• GIVEN PROBLEM
Leave the pictures out and write out exactly the lines from the top of the entries through the line containing "from matplotlib.patches import Rectangle".

• MATERIAL PROVIDED
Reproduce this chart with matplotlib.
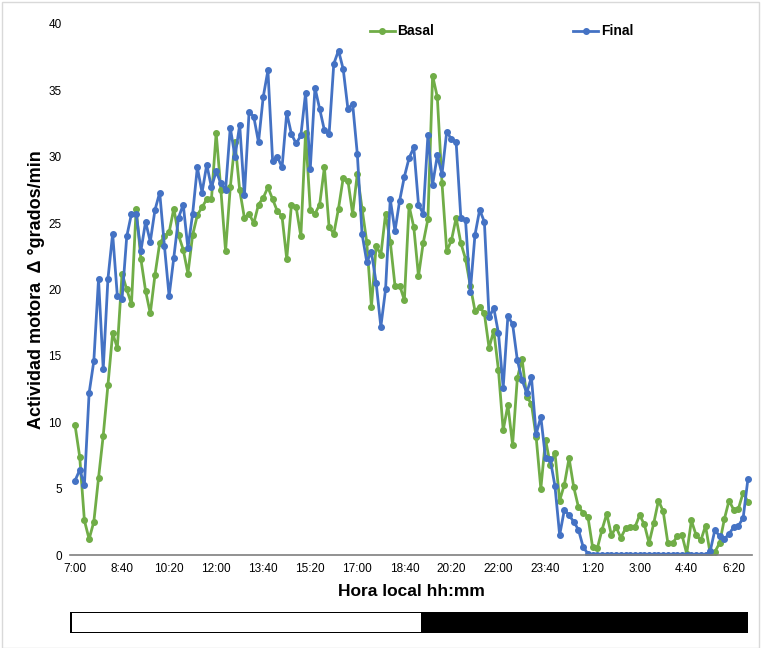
import matplotlib
matplotlib.use('Agg')
import matplotlib.pyplot as plt
import numpy as np
from matplotlib.patches import Rectangle

# 10-min bins from 7:00 to 6:50 next day
tick_labels = ['7:00', '8:40', '10:20', '12:00', '13:40', '15:20', '17:00', '18:40',
               '20:20', '22:00', '23:40', '1:20', '3:00', '4:40', '6:20']

basal = [9.8, 7.4, 2.6, 1.2, 2.5, 5.8, 9.0, 12.8, 16.7, 15.6,
         21.2, 20.0, 18.9, 26.1, 22.3, 19.9, 18.2, 21.1, 23.5, 24.0,
         24.3, 26.1, 24.1, 23.0, 21.2, 24.1, 25.6, 26.2, 26.8, 26.8,
         31.8, 27.5, 22.9, 27.7, 31.1, 27.5, 25.4, 25.7, 25.0, 26.4,
         26.9, 27.7, 26.8, 25.9, 25.5, 22.3, 26.4, 26.2, 24.0, 31.8,
         26.0, 25.7, 26.4, 29.2, 24.7, 24.2, 26.1, 28.4, 28.2, 25.7,
         28.7, 26.1, 23.6, 18.7, 23.3, 22.6, 25.7, 23.6, 20.3, 20.3,
         19.2, 26.3, 24.7, 21.0, 23.5, 25.3, 36.1, 34.5, 28.0, 22.9,
         23.7, 25.4, 23.5, 22.3, 20.3, 18.4, 18.7, 18.2, 15.6, 16.9,
         13.9, 9.4, 11.3, 8.3, 13.3, 14.8, 11.9, 11.4, 8.9, 5.0,
         8.7, 6.8, 7.7, 4.1, 5.3, 7.3, 5.1, 3.6, 3.2, 2.9,
         0.6, 0.5, 1.9, 3.1, 1.5, 2.1, 1.3, 2.0, 2.1, 2.1,
         3.0, 2.3, 0.9, 2.4, 4.1, 3.3, 0.9, 0.9, 1.4, 1.5,
         0.1, 2.6, 1.5, 1.1, 2.2, 0.1, 0.25, 0.9, 2.7, 4.1,
         3.4, 3.5, 4.7, 4.0]

final = [5.6, 6.4, 5.3, 12.2, 14.6, 20.8, 14.0, 20.8, 24.2, 19.5,
         19.3, 24.0, 25.7, 25.7, 22.9, 25.1, 23.6, 26.0, 27.3, 23.3,
         19.5, 22.4, 25.4, 26.4, 23.1, 25.7, 29.2, 27.3, 29.4, 27.7,
         28.9, 28.0, 27.5, 32.2, 30.0, 32.4, 27.1, 33.4, 33.0, 31.1,
         34.5, 36.5, 29.7, 30.0, 29.2, 33.3, 31.7, 31.0, 31.6, 34.8,
         29.1, 35.2, 33.6, 32.0, 31.7, 37.0, 38.0, 36.6, 33.6, 34.0,
         30.2, 24.2, 22.1, 22.8, 20.5, 17.2, 20.0, 26.8, 24.4, 26.7,
         28.5, 29.9, 30.7, 26.4, 25.7, 31.6, 27.9, 30.1, 28.7, 31.9,
         31.3, 31.1, 25.4, 25.2, 19.8, 24.1, 26.0, 25.1, 17.9, 18.6,
         16.7, 12.6, 18.0, 17.4, 14.7, 13.2, 12.2, 13.4, 9.1, 10.4,
         7.3, 7.2, 5.2, 1.5, 3.4, 3.0, 2.5, 1.9, 0.6, 0.1,
         0, 0, 0, 0, 0, 0, 0, 0, 0, 0,
         0, 0, 0, 0, 0, 0, 0, 0, 0, 0,
         0, 0, 0, 0, 0, 0.3, 1.9, 1.4, 1.2, 1.6,
         2.1, 2.2, 2.8, 5.7]

green = '#70AD47'
blue = '#4472C4'

plt.rcParams['font.family'] = ['Liberation Sans', 'DejaVu Sans']

fig = plt.figure(figsize=(7.61, 6.48), dpi=100)
ax = fig.add_axes([0.092, 0.1435, 0.896, 0.8195])

x = np.arange(len(basal))
ax.plot(x, basal, color=green, lw=2, marker='o', ms=4, label='Basal')
ax.plot(x, final, color=blue, lw=2, marker='o', ms=4, label='Final')

ax.set_xlim(-1.06, 143.85)
ax.set_ylim(0, 40)
ax.set_yticks(range(0, 41, 5))
ax.set_xticks(range(0, len(basal), 10))
ax.set_xticklabels(tick_labels)
ax.tick_params(length=0, labelsize=8.5, pad=6)
for s in ['top', 'right', 'left']:
    ax.spines[s].set_visible(False)
ax.spines['bottom'].set_color('#7f7f7f')
ax.spines['bottom'].set_linewidth(1.2)

ax.set_xlabel('Hora local hh:mm', fontsize=12.5, fontweight='bold', labelpad=6)
ax.set_ylabel('Actividad motora  Δ °grados/min', fontsize=13, fontweight='bold')
ax.yaxis.set_label_coords(-0.037, 0.5)

ax.legend(loc='center', bbox_to_anchor=(0.633, 0.986), ncol=2, frameon=False,
          prop={'weight': 'bold', 'size': 10}, columnspacing=10, handlelength=1.8,
          handletextpad=0.2)

# light/dark bar
bar = fig.add_axes([0.092, 0.023, 0.891, 0.033])
bar.set_xlim(0, 1)
bar.set_ylim(0, 1)
bar.axis('off')
bar.add_patch(Rectangle((0, 0), 1, 1, facecolor='black', edgecolor='black', lw=1.5))
bar.add_patch(Rectangle((0.003, 0.06), 0.515, 0.88, facecolor='white', edgecolor='none'))

fig.patches.append(Rectangle((0.002, 0.0), 0.995, 0.997, transform=fig.transFigure,
                             fill=False, edgecolor='#d9d9d9', lw=1))

fig.savefig('out.png', dpi=100)
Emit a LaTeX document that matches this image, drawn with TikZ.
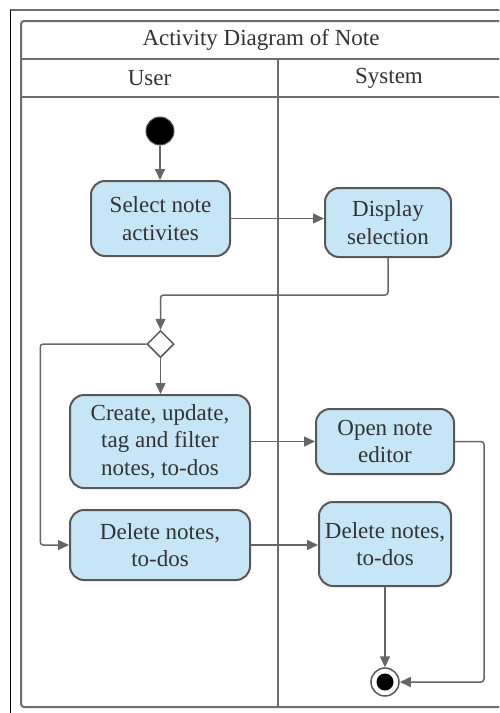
\documentclass[tikz,border=0pt]{standalone}
\usepackage{fontspec}
\setmainfont{Liberation Serif}
\usetikzlibrary{shapes.geometric,arrows.meta,calc}
\definecolor{actblue}{RGB}{198,229,246}
\definecolor{bordgray}{RGB}{88,88,88}
\definecolor{linegray}{RGB}{102,102,102}
\definecolor{framegray}{RGB}{110,110,110}
\definecolor{txtgray}{RGB}{51,51,51}
\tikzset{
  act/.style={draw=bordgray, line width=2pt, fill=actblue, rounded corners=14pt,
    align=center, text=txtgray, font=\fontsize{23}{27.5}\selectfont, inner sep=0pt},
  lbl/.style={text=txtgray, font=\fontsize{23}{27.5}\selectfont, inner sep=0pt},
  flow/.style={draw=linegray, line width=1.5pt, rounded corners=3pt,
    -{Triangle[length=11pt,width=10pt]}},
  frame/.style={draw=framegray, line width=2pt}
}
\begin{document}
\begin{tikzpicture}[x=1pt,y=-1pt]
\useasboundingbox (0,0) rectangle (499,713);
\clip (0,0) rectangle (499,713);
\fill[white] (0,0) rectangle (499,713);
% outer page border
\draw[framegray, line width=1.5pt] (10,10) -- (520,10);
\draw[black, line width=1pt] (10,10) -- (10,720);
% swimlane frame
\draw[frame, rounded corners=3pt] (21,21) rectangle (504,707);
\draw[frame] (21,59) -- (504,59);
\draw[frame] (21,97) -- (504,97);
\draw[frame] (278,59) -- (278,707);
\node[lbl] (title) at (261,40) {Activity Diagram of Note};
\node[lbl] (user) at (149.5,78) {User};
\node[lbl] (system) at (389,78) {System};
% nodes
\node[circle, fill=black, draw=bordgray, line width=1pt, minimum size=28pt, inner sep=0pt] (start) at (160,131) {};
\node[act, minimum width=139pt, minimum height=75pt] (sel) at (160.5,218.5) {Select note\\activites};
\node[act, minimum width=126pt, minimum height=69pt] (disp) at (388,222.5) {Display\\selection};
\node[diamond, aspect=1, draw=bordgray, fill=white, line width=1.5pt, minimum size=27pt, inner sep=0pt] (dia) at (160.5,344) {};
\node[act, minimum width=180pt, minimum height=93pt] (create) at (160,441.5) {Create, update,\\tag and filter\\notes, to-dos};
\node[act, minimum width=180pt, minimum height=70pt] (delu) at (160,545) {Delete notes,\\to-dos};
\node[act, minimum width=138pt, minimum height=65pt] (open) at (385,441.5) {Open note\\editor};
\node[act, minimum width=132pt, minimum height=84pt] (dels) at (385,544) {Delete notes,\\to-dos};
\node[circle, fill=white, draw=bordgray, line width=1.5pt, minimum size=28pt, inner sep=0pt] (end) at (385,682) {};
\node[circle, fill=black, minimum size=17pt, inner sep=0pt] (endin) at (end) {};
% connectors
\draw[flow] (start) -- (start |- sel.north);
\draw[flow] (sel.east) -- (disp.west |- sel.east);
\draw[flow] (disp.south) -- ++(0,37) -| (dia.north);
\draw[flow] (dia.south) -- (dia.south |- create.north);
\draw[flow] (dia.west) -- ++(-106,0) |- (delu.west);
\draw[flow] (create.east) -- (open.west |- create.east);
\draw[flow] (delu.east) -- (dels.west |- delu.east);
\draw[flow] (dels.south) -- (end.north);
\draw[flow] (open.east) -- ++(29,0) |- (end.east);
\end{tikzpicture}
\end{document}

• COMPLETE RESPONSE
Reproduce this chart with matplotlib.
import matplotlib
matplotlib.use('Agg')
import matplotlib.pyplot as plt
import numpy as np
from matplotlib.patches import Rectangle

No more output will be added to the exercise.